According to Chechenskoye Obshchestvo Editor Timur Aliev, officials from the Interior Ministry’s Organized Crime Directorate called him into their office in Nazran yesterday morning, July 28, and questioned him about the newspaper’s recent reporting on human rights abuses committed by Chechnya’s pro-Moscow authorities, as well as by Russian soldiers and security forces operating in Chechnya.
“First they wanted me to say I’ll shut the paper down, and when I refused, they said they would get a decree to close the paper,” Aliev told CPJ.
This morning, the director of the state-run printer in Nazran, Poligrafkombinat, told Aliev that police also called him in, and that the company could no longer print Chechenskoye Obshchestvo.
Murat Zurabov, a press officer for the Interior Ministry in Nazran, confirmed to CPJ in a telephone interview today that Aliev had been called in to “speak” with Interior Ministry officials.

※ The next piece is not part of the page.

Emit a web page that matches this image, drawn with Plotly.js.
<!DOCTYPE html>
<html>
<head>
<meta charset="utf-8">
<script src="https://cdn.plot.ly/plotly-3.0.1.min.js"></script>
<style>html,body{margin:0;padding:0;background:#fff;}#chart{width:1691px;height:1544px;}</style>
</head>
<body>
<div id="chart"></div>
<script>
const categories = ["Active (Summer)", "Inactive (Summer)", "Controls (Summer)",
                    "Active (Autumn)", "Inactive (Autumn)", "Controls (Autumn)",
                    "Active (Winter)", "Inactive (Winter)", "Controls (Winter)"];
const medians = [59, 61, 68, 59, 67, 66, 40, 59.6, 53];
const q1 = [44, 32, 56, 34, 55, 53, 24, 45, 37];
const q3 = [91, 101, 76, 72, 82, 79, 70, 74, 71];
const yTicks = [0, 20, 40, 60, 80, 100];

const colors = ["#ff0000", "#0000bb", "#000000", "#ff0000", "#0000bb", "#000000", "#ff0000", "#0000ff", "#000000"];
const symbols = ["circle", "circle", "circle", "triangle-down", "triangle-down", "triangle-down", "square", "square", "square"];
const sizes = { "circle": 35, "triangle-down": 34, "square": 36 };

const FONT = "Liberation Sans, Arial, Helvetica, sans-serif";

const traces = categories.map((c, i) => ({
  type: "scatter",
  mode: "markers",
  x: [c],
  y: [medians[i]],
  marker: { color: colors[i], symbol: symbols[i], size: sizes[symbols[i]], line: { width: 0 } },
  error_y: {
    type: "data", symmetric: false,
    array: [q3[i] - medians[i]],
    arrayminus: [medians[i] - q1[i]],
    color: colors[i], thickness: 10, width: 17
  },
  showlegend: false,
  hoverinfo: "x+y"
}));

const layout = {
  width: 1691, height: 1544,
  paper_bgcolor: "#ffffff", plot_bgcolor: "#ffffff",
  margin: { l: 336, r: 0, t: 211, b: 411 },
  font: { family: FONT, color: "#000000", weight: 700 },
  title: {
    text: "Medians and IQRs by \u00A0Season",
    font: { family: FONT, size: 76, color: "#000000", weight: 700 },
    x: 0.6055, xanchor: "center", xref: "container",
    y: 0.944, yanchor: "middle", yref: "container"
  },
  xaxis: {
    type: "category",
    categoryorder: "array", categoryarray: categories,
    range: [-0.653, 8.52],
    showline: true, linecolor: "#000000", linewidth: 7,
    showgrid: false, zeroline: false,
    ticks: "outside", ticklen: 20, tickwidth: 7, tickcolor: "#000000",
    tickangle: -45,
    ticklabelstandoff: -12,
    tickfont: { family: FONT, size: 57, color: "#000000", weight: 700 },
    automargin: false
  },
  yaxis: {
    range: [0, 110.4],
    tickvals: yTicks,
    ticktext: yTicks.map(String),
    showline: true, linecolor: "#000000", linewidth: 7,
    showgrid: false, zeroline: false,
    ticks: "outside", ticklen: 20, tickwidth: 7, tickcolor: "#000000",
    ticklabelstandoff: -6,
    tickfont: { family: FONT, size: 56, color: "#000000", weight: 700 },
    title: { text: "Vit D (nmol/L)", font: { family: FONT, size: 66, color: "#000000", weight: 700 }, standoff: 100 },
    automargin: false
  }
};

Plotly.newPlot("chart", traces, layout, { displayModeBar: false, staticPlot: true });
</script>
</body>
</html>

He denied any pressure on Aliev or Poligrafkombinat and said he knew of no efforts to close the paper.
According to local press reports and Aliev, the Chechen Interior Ministry recently sent a letter to the Ingushetia Interior Ministry asking Ingushetian authorities to close Chechenskoye Obshchestvo. However, Ruslan Atsaev, the press officer for the Chechen Interior Ministry, told CPJ that his ministry had not requested the closure. “It’s possible the letter came from some other government institution in Chechnya, but I would have known if the Interior Ministry had requested this,” Atsaev told CPJ.
Aliev told CPJ he was unsure that his newspaper could continue publishing because of the harassment.

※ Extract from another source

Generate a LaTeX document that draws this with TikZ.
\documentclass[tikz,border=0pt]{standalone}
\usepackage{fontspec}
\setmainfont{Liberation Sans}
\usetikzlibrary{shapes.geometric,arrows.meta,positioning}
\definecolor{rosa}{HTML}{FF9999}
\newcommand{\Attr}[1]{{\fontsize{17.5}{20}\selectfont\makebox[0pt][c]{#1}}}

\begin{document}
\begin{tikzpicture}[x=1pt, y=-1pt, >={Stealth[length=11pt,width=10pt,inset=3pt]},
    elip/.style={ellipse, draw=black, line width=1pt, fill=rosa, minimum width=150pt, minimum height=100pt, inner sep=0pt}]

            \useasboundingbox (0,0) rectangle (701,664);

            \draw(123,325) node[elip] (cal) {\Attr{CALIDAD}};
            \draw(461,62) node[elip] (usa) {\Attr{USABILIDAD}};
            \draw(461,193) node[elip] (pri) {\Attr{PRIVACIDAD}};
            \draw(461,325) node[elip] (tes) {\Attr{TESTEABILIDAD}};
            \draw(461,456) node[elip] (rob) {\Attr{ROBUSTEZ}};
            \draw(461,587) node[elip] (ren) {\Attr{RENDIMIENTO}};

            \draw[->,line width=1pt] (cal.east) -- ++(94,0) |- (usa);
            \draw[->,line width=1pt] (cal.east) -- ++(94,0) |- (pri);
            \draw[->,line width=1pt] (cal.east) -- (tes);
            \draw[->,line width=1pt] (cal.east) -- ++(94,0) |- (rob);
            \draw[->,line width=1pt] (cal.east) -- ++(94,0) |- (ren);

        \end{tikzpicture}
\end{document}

“Police officers and other government officials continue to harass independent journalists’ reporting on the conflict in Chechnya and in neighboring Ingushetia,” said CPJ Executive Director Ann Cooper. “We call on President Putin to ensure that authorities allow Chechenskoye Obshchestvo to continue publishing without fear of reprisal.”
This is not the first time that Chechenskoye Obshchestvo – which was founded in Nazran a year ago because of poor security conditions in Chechnya – has been targeted for its coverage of the conflict in Chechnya.
In April, the Media Ministry in Chechnya issued an official warning to the weekly for its reporting on the February 13 assassination of Zelimkhan Yandarbiyev, a Qatar-based fund-raiser for Chechen rebels, according to the Center for Journalism in Extreme Situations, a Moscow-based press freedom organization.
The assassination became an international embarrassment for the Kremlin when authorities in Qatar arrested and convicted two Russian agents for planting the car bomb that killed Yandarbiyev.
Background
Ingushetia remained relatively insulated from the conflict in neighboring Chechnya throughout the 1990s, but security conditions began deteriorating in 2002, when the Kremlin orchestrated the electoral victory of Russian Federal Security Services (FSB) officer Murat Zyazykov in the republic’s presidential elections.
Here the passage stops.